— start DATA EXTRACT —

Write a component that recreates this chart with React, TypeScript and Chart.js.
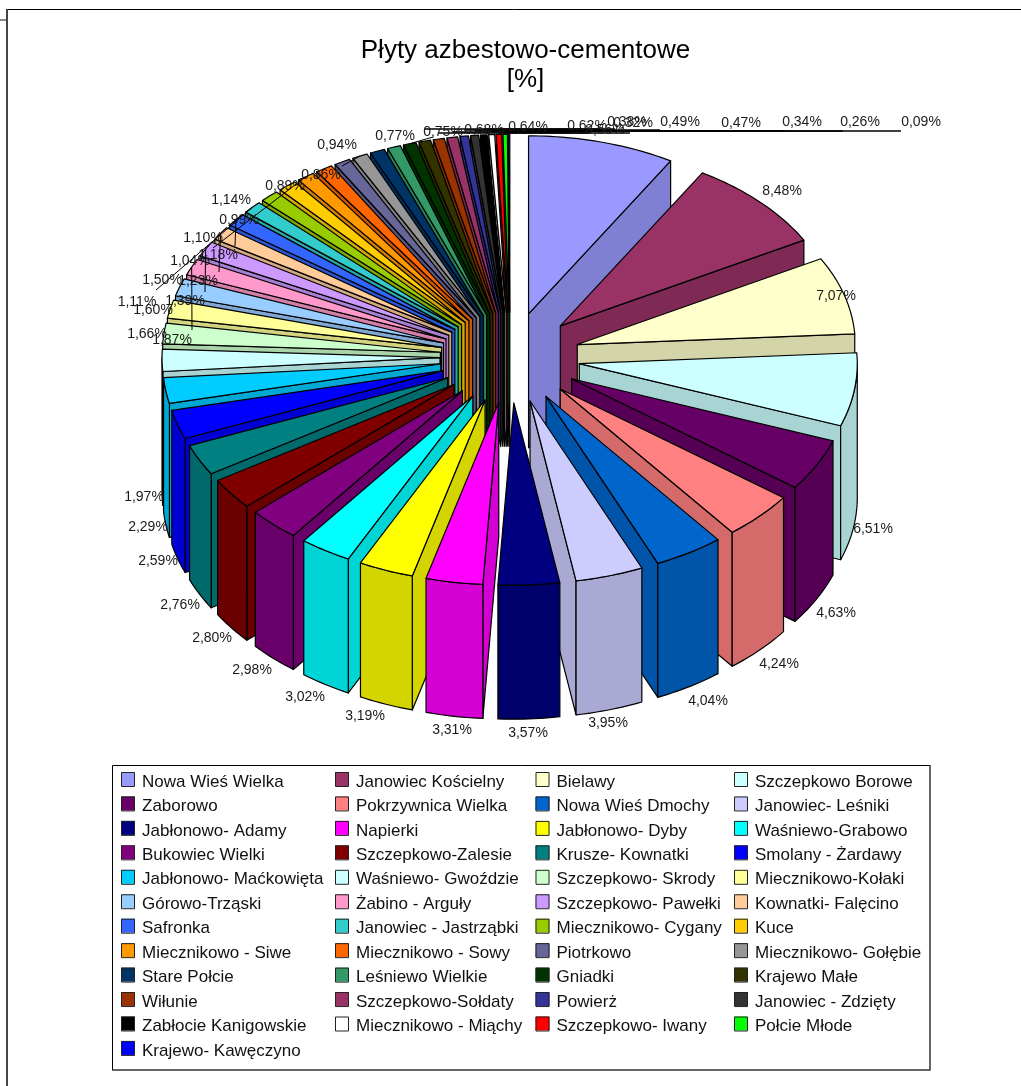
import React, { useEffect, useRef } from "react";
import { Chart, registerables } from "chart.js";

Chart.register(...registerables);

const categories = [
  "Nowa Wieś Wielka", "Janowiec Kościelny", "Bielawy", "Szczepkowo Borowe",
  "Zaborowo", "Pokrzywnica Wielka", "Nowa Wieś Dmochy", "Janowiec- Leśniki",
  "Jabłonowo- Adamy", "Napierki", "Jabłonowo- Dyby", "Waśniewo-Grabowo",
  "Bukowiec Wielki", "Szczepkowo-Zalesie", "Krusze- Kownatki", "Smolany - Żardawy",
  "Jabłonowo- Maćkowięta", "Waśniewo- Gwoździe", "Szczepkowo- Skrody", "Miecznikowo-Kołaki",
  "Górowo-Trząski", "Żabino - Arguły", "Szczepkowo- Pawełki", "Kownatki- Falęcino",
  "Safronka", "Janowiec - Jastrząbki", "Miecznikowo- Cygany", "Kuce",
  "Miecznikowo - Siwe", "Miecznikowo - Sowy", "Piotrkowo", "Miecznikowo- Gołębie",
  "Stare Połcie", "Leśniewo Wielkie", "Gniadki", "Krajewo Małe",
  "Wiłunie", "Szczepkowo-Sołdaty", "Powierż", "Janowiec - Zdzięty",
  "Zabłocie Kanigowskie", "Miecznikowo - Miąchy", "Szczepkowo- Iwany", "Połcie Młode",
  "Krajewo- Kawęczyno",
];

const values = [
  8.56, 8.48, 7.07, 6.51, 4.63, 4.24, 4.04, 3.95, 3.57, 3.31, 3.19, 3.02,
  2.98, 2.8, 2.76, 2.59, 2.29, 1.97, 1.87, 1.66, 1.6, 1.5, 1.39, 1.23,
  1.18, 1.14, 1.11, 1.1, 1.04, 0.99, 0.94, 0.89, 0.86, 0.77, 0.75, 0.68,
  0.64, 0.62, 0.49, 0.47, 0.38, 0.34, 0.32, 0.26, 0.09,
];

const colors = [
  "#9999FF", "#993366", "#FFFFCC", "#CCFFFF", "#660066", "#FF8080", "#0066CC", "#CCCCFF",
  "#000080", "#FF00FF", "#FFFF00", "#00FFFF", "#800080", "#800000", "#008080", "#0000FF",
  "#00CCFF", "#CCFFFF", "#CCFFCC", "#FFFF99", "#99CCFF", "#FF99CC", "#CC99FF", "#FFCC99",
  "#3366FF", "#33CCCC", "#99CC00", "#FFCC00", "#FF9900", "#FF6600", "#666699", "#969696",
  "#003366", "#339966", "#003300", "#333300", "#993300", "#993366", "#333399", "#333333",
  "#000000", "#FFFFFF", "#FF0000", "#00FF00", "#0000FF",
];

// Layout only: where each percentage label sits on the page (same order as categories).
const labelAnchors: [number, number][] = [
  [605, 130], [782, 191], [836, 296], [873, 529], [836, 613], [779, 664], [708, 701], [608, 723],
  [528, 733], [452, 730], [365, 716], [305, 697], [252, 670], [212, 638], [180, 605], [158, 561],
  [148, 527], [144, 497], [172, 340], [147, 334], [153, 310], [162, 280], [185, 301], [198, 281],
  [218, 255], [231, 200], [137, 302], [203, 238], [190, 261], [239, 220], [337, 145], [285, 186],
  [321, 175], [395, 136], [443, 132], [484, 130], [528, 127], [587, 126], [680, 122], [741, 123],
  [627, 122], [802, 122], [633, 123], [860, 122], [921, 122],
];

// Layout only: leader lines, [slice index, free end x, free end y]; the other end is the slice's rim.
const leaders: [number, number, number][] = [
  [21, 192, 330], [22, 205, 292], [23, 219, 272], [24, 235, 246], [25, 156, 290],
  [28, 213, 248], [31, 342, 166], [34, 433, 137],
  [35, 600, 129], [36, 590, 133], [37, 570, 132], [38, 660, 130], [40, 615, 129], [42, 630, 133],
  [39, 722, 131], [41, 785, 131], [43, 843, 131], [44, 901, 131],
];
const FLAT_LEADER_FROM = 35;

const legendColumns = [121, 335, 535.5, 734];
const FONT = '"Liberation Sans", Arial, sans-serif';
const CX = 510;
const CY = 357;
const FLATTEN_BACK = 0.64;
const FLATTEN_FRONT = 0.656;
const DEPTH = 134;
const EXPLODE = 70;

function shade(hex: string) {
  const n = parseInt(hex.slice(1), 16);
  const f = 0.83;
  const c = [(n >> 16) & 255, (n >> 8) & 255, n & 255].map((v) => Math.round(v * f));
  return `rgb(${c[0]},${c[1]},${c[2]})`;
}

const pie3d = {
  id: "pie3d",
  beforeDatasetsDraw(chart: any) {
    const ctx: CanvasRenderingContext2D = chart.ctx;
    const arcs = chart.getDatasetMeta(0).data as any[];
    ctx.save();
    ctx.lineJoin = "round";

    // page frame
    ctx.strokeStyle = "#000";
    ctx.lineWidth = 1;
    ctx.beginPath();
    ctx.moveTo(6, 9.5);
    ctx.lineTo(1021, 9.5);
    ctx.stroke();
    ctx.strokeStyle = "#444";
    ctx.lineWidth = 2;
    ctx.beginPath();
    ctx.moveTo(7, 9);
    ctx.lineTo(7, 1086);
    ctx.stroke();
    ctx.strokeStyle = "#888";
    ctx.beginPath();
    ctx.moveTo(0, 20);
    ctx.lineTo(6, 20);
    ctx.stroke();

    const geom = (arc: any) => {
      const mid = (arc.startAngle + arc.endAngle) / 2;
      const off = arc.options.offset || 0;
      const ax = Math.cos(mid) * off;
      const ay = Math.sin(mid) * off;
      const pt = (r: number, ang: number, dz = 0): [number, number] => {
        const dy = ay + Math.sin(ang) * r;
        return [CX + ax + Math.cos(ang) * r, CY + dy * (dy > 0 ? FLATTEN_FRONT : FLATTEN_BACK) + dz];
      };
      return { mid, pt, r: arc.outerRadius as number, s: arc.startAngle as number, e: arc.endAngle as number };
    };

    const poly = (pts: [number, number][], fill: string) => {
      ctx.beginPath();
      pts.forEach((p, i) => (i ? ctx.lineTo(p[0], p[1]) : ctx.moveTo(p[0], p[1])));
      ctx.closePath();
      ctx.fillStyle = fill;
      ctx.fill();
      ctx.strokeStyle = "#000";
      ctx.lineWidth = 1.2;
      ctx.stroke();
    };

    const arcPts = (g: any, a: number, b: number, dz = 0) => {
      const n = Math.max(2, Math.ceil(Math.abs(b - a) / 0.02));
      const out: [number, number][] = [];
      for (let i = 0; i <= n; i++) out.push(g.pt(g.r, a + ((b - a) * i) / n, dz));
      return out;
    };

    const drawSlice = (i: number) => {
      const arc = arcs[i];
      const g = geom(arc);
      const side = shade(colors[i]);
      // radial wall that faces the viewer
      const wall = (ang: number) => {
        const a = g.pt(0, 0);
        const b = g.pt(g.r, ang);
        poly([a, b, [b[0], b[1] + DEPTH], [a[0], a[1] + DEPTH]], side);
      };
      if (g.e < Math.PI / 2) wall(g.e);
      if (g.s > Math.PI / 2) wall(g.s);
      // curved outer wall, front half only
      const a = Math.max(g.s, 0);
      const b = Math.min(g.e, Math.PI);
      if (b > a) {
        poly([...arcPts(g, a, b), ...arcPts(g, b, a, DEPTH)], side);
      }
      // top face
      poly([g.pt(0, 0), ...arcPts(g, g.s, g.e)], colors[i]);
    };

    const order = arcs.map((_, i) => i);
    const isRight = (i: number) => geom(arcs[i]).mid <= Math.PI / 2;
    order.filter((i) => !isRight(i)).reverse().forEach(drawSlice);
    order.filter(isRight).forEach(drawSlice);

    // leader lines
    ctx.strokeStyle = "#000";
    leaders.forEach(([i, x, y]) => {
      const g = geom(arcs[i]);
      const p = g.pt(g.r, g.mid);
      const flat = i >= FLAT_LEADER_FROM;
      ctx.lineWidth = flat ? 1.5 : 1;
      ctx.beginPath();
      ctx.moveTo(p[0], flat ? y : p[1]);
      ctx.lineTo(x, y);
      ctx.stroke();
    });

    // percentage labels
    ctx.font = `14px ${FONT}`;
    ctx.fillStyle = "#1a1a1a";
    ctx.textAlign = "center";
    ctx.textBaseline = "middle";
    values.forEach((v, i) => {
      const [x, y] = labelAnchors[i];
      ctx.fillText(`${v.toFixed(2).replace(".", ",")}%`, x, y);
    });

    // legend
    ctx.strokeStyle = "#000";
    ctx.lineWidth = 1;
    ctx.beginPath();
    ctx.moveTo(112.5, 1070);
    ctx.lineTo(112.5, 765.5);
    ctx.lineTo(930, 765.5);
    ctx.stroke();
    ctx.strokeStyle = "#333";
    ctx.lineWidth = 1.5;
    ctx.beginPath();
    ctx.moveTo(930, 765);
    ctx.lineTo(930, 1070);
    ctx.lineTo(112, 1070);
    ctx.stroke();
    ctx.lineWidth = 1;
    ctx.font = `17px ${FONT}`;
    ctx.textAlign = "left";
    categories.forEach((name, i) => {
      const col = legendColumns[i % 4];
      const y = 782 + Math.floor(i / 4) * 24.45;
      ctx.fillStyle = colors[i];
      ctx.fillRect(col, y - 10, 14, 14);
      ctx.strokeStyle = "#222";
      ctx.strokeRect(col + 0.5, y - 9.5, 13, 14);
      ctx.fillStyle = "#111";
      ctx.fillText(name, col + 21, y);
    });

    ctx.restore();
    return false;
  },
};

export default function App() {
  const ref = useRef<HTMLCanvasElement>(null);
  useEffect(() => {
    const chart = new Chart(ref.current!, {
      type: "pie",
      data: {
        labels: categories,
        datasets: [
          {
            data: values,
            backgroundColor: colors,
            borderColor: "#000",
            borderWidth: 1,
            offset: EXPLODE,
          },
        ],
      },
      options: {
        responsive: false,
        animation: false,
        devicePixelRatio: 1,
        layout: { padding: { left: 212, right: 182, top: 36, bottom: 20 } },
        plugins: {
          legend: { display: false },
          tooltip: { enabled: false },
          title: {
            display: true,
            fullSize: false,
            text: ["Płyty azbestowo-cementowe", "[%]"],
            color: "#000",
            font: { family: FONT, size: 26, weight: "normal", lineHeight: 1.13 },
            padding: 0,
          },
        },
      },
      plugins: [pie3d],
    } as any);
    return () => chart.destroy();
  }, []);
  return (
    <canvas
      ref={ref}
      width={1021}
      height={1086}
      style={{ position: "absolute", left: 0, top: 0, display: "block", background: "#fff" }}
    />
  );
}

— end DATA EXTRACT —

* EXERCISE INSTRUCTIONS *
Begin at the top of the material above and output each line exactly, stopping after the line that holds "Chart.register(...registerables);". Leave out pictures.

* EXERCISE ANSWER *
Write a component that recreates this chart with React, TypeScript and Chart.js.
import React, { useEffect, useRef } from "react";
import { Chart, registerables } from "chart.js";

Chart.register(...registerables);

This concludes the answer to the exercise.